→ What to produce
Extract the full listing verbatim and drop any pictures from your copy.

→ Material provided
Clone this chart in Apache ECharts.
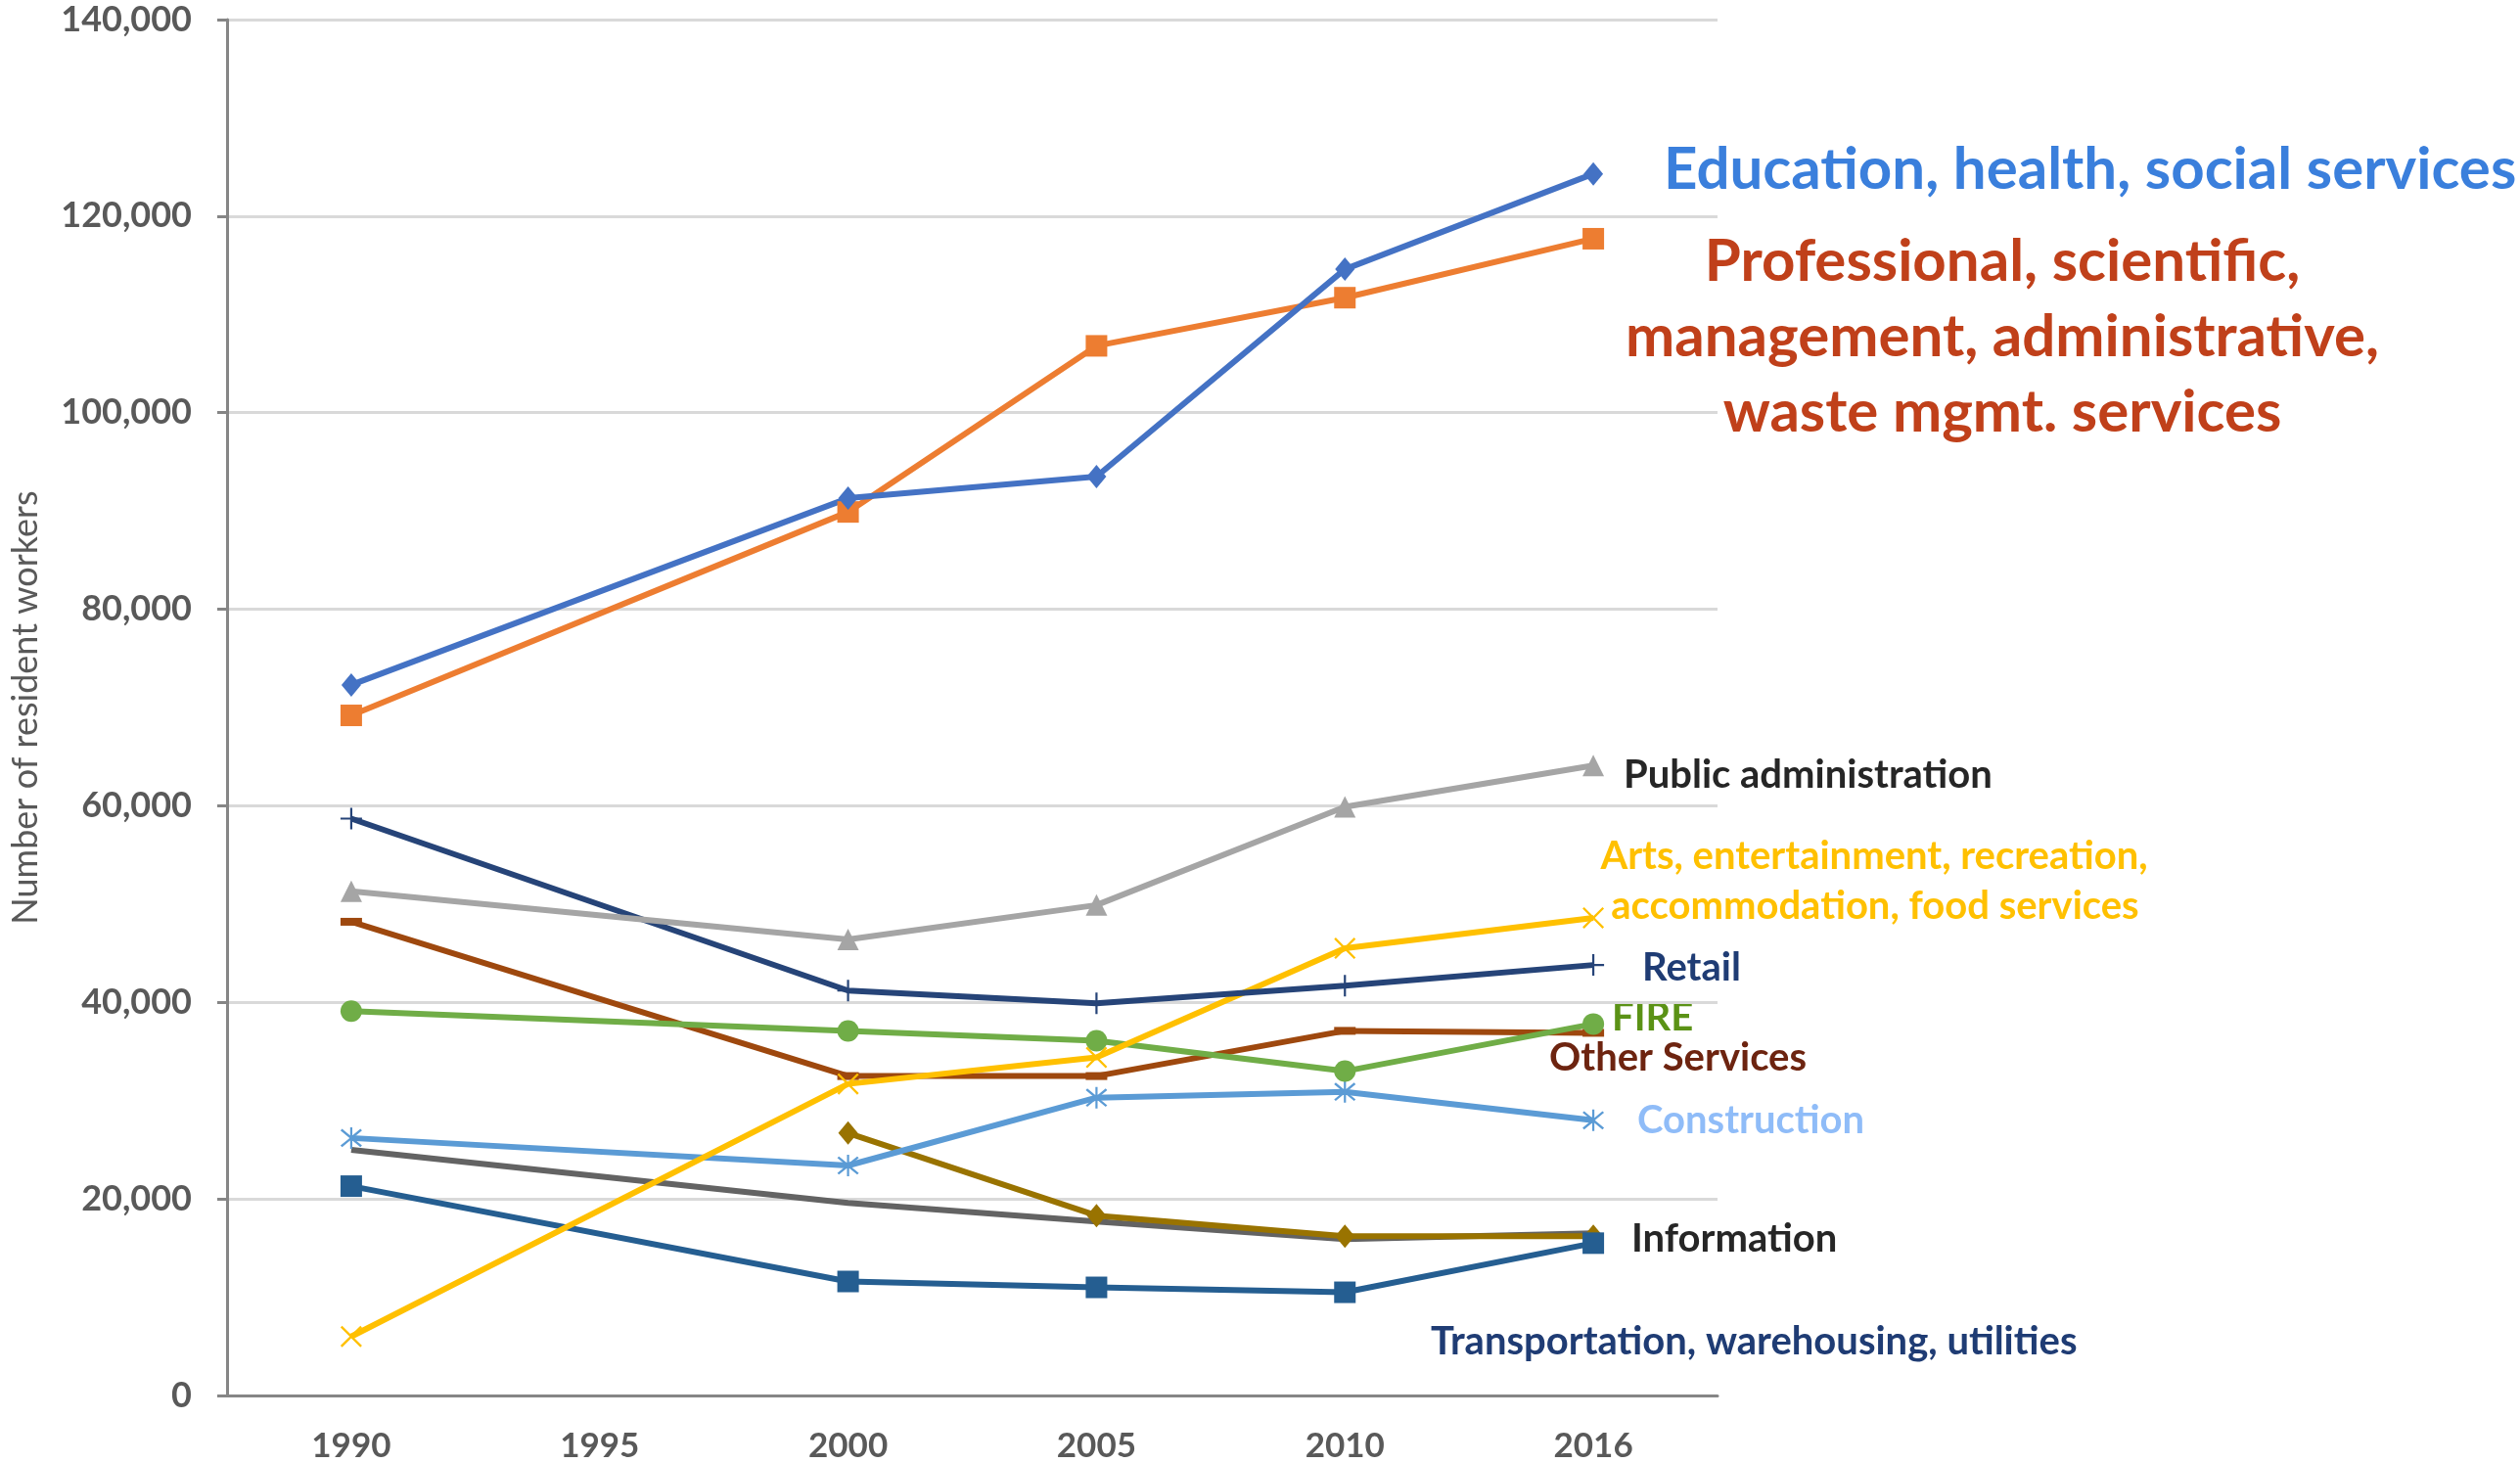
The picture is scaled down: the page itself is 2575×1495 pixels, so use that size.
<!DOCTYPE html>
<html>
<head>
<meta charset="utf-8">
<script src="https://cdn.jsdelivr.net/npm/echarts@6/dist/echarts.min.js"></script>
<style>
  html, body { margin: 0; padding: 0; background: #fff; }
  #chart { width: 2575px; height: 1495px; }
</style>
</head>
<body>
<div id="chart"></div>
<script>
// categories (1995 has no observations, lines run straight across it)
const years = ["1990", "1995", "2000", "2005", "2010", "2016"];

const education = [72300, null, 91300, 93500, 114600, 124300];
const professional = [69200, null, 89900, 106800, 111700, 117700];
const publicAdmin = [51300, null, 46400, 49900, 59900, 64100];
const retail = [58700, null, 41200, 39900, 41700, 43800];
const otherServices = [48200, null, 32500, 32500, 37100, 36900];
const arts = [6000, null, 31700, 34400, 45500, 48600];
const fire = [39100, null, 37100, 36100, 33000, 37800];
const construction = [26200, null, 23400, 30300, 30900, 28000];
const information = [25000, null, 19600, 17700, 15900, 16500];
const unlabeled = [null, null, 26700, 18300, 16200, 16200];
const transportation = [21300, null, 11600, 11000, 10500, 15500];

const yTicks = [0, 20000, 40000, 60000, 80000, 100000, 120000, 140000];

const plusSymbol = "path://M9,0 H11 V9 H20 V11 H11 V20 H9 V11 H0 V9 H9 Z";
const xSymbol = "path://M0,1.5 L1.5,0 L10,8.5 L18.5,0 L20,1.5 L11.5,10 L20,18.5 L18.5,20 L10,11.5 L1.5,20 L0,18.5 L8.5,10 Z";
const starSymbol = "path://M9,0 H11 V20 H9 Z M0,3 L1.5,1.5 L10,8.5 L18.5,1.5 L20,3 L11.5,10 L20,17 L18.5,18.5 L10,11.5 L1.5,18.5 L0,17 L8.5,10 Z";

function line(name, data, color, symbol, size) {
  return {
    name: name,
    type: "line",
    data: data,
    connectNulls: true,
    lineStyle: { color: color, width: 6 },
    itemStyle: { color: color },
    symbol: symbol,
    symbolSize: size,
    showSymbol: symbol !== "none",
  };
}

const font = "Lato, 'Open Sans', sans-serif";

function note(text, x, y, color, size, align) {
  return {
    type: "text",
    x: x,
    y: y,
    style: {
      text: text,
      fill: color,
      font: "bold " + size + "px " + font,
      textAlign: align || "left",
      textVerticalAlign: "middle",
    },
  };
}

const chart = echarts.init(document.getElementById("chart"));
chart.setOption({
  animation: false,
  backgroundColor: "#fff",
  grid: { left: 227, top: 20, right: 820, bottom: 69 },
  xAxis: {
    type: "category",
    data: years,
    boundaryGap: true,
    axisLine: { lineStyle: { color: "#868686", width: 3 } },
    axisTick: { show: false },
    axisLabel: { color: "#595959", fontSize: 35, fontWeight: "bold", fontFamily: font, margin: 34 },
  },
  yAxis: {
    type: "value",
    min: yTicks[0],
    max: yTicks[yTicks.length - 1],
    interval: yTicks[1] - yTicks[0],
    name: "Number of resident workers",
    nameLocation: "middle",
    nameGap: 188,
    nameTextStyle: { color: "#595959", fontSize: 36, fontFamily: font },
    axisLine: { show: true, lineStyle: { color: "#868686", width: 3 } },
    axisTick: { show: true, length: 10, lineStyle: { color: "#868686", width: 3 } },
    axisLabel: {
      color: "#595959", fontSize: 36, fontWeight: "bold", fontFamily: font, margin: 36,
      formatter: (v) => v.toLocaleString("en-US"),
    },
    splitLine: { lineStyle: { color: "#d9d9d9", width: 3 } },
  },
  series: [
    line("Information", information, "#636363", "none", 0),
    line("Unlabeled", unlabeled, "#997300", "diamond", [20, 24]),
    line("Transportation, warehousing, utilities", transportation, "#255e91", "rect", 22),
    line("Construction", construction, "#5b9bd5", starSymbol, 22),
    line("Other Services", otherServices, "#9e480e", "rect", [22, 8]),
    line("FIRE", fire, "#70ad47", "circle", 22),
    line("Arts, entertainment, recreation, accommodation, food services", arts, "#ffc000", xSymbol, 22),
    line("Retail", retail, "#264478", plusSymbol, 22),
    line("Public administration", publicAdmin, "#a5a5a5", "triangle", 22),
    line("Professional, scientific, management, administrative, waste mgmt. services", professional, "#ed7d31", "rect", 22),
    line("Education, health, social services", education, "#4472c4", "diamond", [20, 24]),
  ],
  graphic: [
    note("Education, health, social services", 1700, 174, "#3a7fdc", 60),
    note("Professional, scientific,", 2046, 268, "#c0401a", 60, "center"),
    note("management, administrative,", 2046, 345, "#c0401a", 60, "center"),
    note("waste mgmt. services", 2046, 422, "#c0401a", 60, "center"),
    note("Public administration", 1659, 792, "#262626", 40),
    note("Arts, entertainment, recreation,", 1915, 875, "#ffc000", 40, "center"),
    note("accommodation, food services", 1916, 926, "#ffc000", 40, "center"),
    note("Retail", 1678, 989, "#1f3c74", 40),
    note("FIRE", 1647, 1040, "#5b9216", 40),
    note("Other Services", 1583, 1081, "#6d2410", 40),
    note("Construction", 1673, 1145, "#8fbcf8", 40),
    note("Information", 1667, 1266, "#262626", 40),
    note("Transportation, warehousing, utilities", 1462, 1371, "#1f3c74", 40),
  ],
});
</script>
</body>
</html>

→ Finished answer
Clone this chart in Apache ECharts.
The picture is scaled down: the page itself is 2575×1495 pixels, so use that size.
<!DOCTYPE html>
<html>
<head>
<meta charset="utf-8">
<script src="https://cdn.jsdelivr.net/npm/echarts@6/dist/echarts.min.js"></script>
<style>
  html, body { margin: 0; padding: 0; background: #fff; }
  #chart { width: 2575px; height: 1495px; }
</style>
</head>
<body>
<div id="chart"></div>
<script>
// categories (1995 has no observations, lines run straight across it)
const years = ["1990", "1995", "2000", "2005", "2010", "2016"];

const education = [72300, null, 91300, 93500, 114600, 124300];
const professional = [69200, null, 89900, 106800, 111700, 117700];
const publicAdmin = [51300, null, 46400, 49900, 59900, 64100];
const retail = [58700, null, 41200, 39900, 41700, 43800];
const otherServices = [48200, null, 32500, 32500, 37100, 36900];
const arts = [6000, null, 31700, 34400, 45500, 48600];
const fire = [39100, null, 37100, 36100, 33000, 37800];
const construction = [26200, null, 23400, 30300, 30900, 28000];
const information = [25000, null, 19600, 17700, 15900, 16500];
const unlabeled = [null, null, 26700, 18300, 16200, 16200];
const transportation = [21300, null, 11600, 11000, 10500, 15500];

const yTicks = [0, 20000, 40000, 60000, 80000, 100000, 120000, 140000];

const plusSymbol = "path://M9,0 H11 V9 H20 V11 H11 V20 H9 V11 H0 V9 H9 Z";
const xSymbol = "path://M0,1.5 L1.5,0 L10,8.5 L18.5,0 L20,1.5 L11.5,10 L20,18.5 L18.5,20 L10,11.5 L1.5,20 L0,18.5 L8.5,10 Z";
const starSymbol = "path://M9,0 H11 V20 H9 Z M0,3 L1.5,1.5 L10,8.5 L18.5,1.5 L20,3 L11.5,10 L20,17 L18.5,18.5 L10,11.5 L1.5,18.5 L0,17 L8.5,10 Z";

function line(name, data, color, symbol, size) {
  return {
    name: name,
    type: "line",
    data: data,
    connectNulls: true,
    lineStyle: { color: color, width: 6 },
    itemStyle: { color: color },
    symbol: symbol,
    symbolSize: size,
    showSymbol: symbol !== "none",
  };
}

const font = "Lato, 'Open Sans', sans-serif";

function note(text, x, y, color, size, align) {
  return {
    type: "text",
    x: x,
    y: y,
    style: {
      text: text,
      fill: color,
      font: "bold " + size + "px " + font,
      textAlign: align || "left",
      textVerticalAlign: "middle",
    },
  };
}

const chart = echarts.init(document.getElementById("chart"));
chart.setOption({
  animation: false,
  backgroundColor: "#fff",
  grid: { left: 227, top: 20, right: 820, bottom: 69 },
  xAxis: {
    type: "category",
    data: years,
    boundaryGap: true,
    axisLine: { lineStyle: { color: "#868686", width: 3 } },
    axisTick: { show: false },
    axisLabel: { color: "#595959", fontSize: 35, fontWeight: "bold", fontFamily: font, margin: 34 },
  },
  yAxis: {
    type: "value",
    min: yTicks[0],
    max: yTicks[yTicks.length - 1],
    interval: yTicks[1] - yTicks[0],
    name: "Number of resident workers",
    nameLocation: "middle",
    nameGap: 188,
    nameTextStyle: { color: "#595959", fontSize: 36, fontFamily: font },
    axisLine: { show: true, lineStyle: { color: "#868686", width: 3 } },
    axisTick: { show: true, length: 10, lineStyle: { color: "#868686", width: 3 } },
    axisLabel: {
      color: "#595959", fontSize: 36, fontWeight: "bold", fontFamily: font, margin: 36,
      formatter: (v) => v.toLocaleString("en-US"),
    },
    splitLine: { lineStyle: { color: "#d9d9d9", width: 3 } },
  },
  series: [
    line("Information", information, "#636363", "none", 0),
    line("Unlabeled", unlabeled, "#997300", "diamond", [20, 24]),
    line("Transportation, warehousing, utilities", transportation, "#255e91", "rect", 22),
    line("Construction", construction, "#5b9bd5", starSymbol, 22),
    line("Other Services", otherServices, "#9e480e", "rect", [22, 8]),
    line("FIRE", fire, "#70ad47", "circle", 22),
    line("Arts, entertainment, recreation, accommodation, food services", arts, "#ffc000", xSymbol, 22),
    line("Retail", retail, "#264478", plusSymbol, 22),
    line("Public administration", publicAdmin, "#a5a5a5", "triangle", 22),
    line("Professional, scientific, management, administrative, waste mgmt. services", professional, "#ed7d31", "rect", 22),
    line("Education, health, social services", education, "#4472c4", "diamond", [20, 24]),
  ],
  graphic: [
    note("Education, health, social services", 1700, 174, "#3a7fdc", 60),
    note("Professional, scientific,", 2046, 268, "#c0401a", 60, "center"),
    note("management, administrative,", 2046, 345, "#c0401a", 60, "center"),
    note("waste mgmt. services", 2046, 422, "#c0401a", 60, "center"),
    note("Public administration", 1659, 792, "#262626", 40),
    note("Arts, entertainment, recreation,", 1915, 875, "#ffc000", 40, "center"),
    note("accommodation, food services", 1916, 926, "#ffc000", 40, "center"),
    note("Retail", 1678, 989, "#1f3c74", 40),
    note("FIRE", 1647, 1040, "#5b9216", 40),
    note("Other Services", 1583, 1081, "#6d2410", 40),
    note("Construction", 1673, 1145, "#8fbcf8", 40),
    note("Information", 1667, 1266, "#262626", 40),
    note("Transportation, warehousing, utilities", 1462, 1371, "#1f3c74", 40),
  ],
});
</script>
</body>
</html>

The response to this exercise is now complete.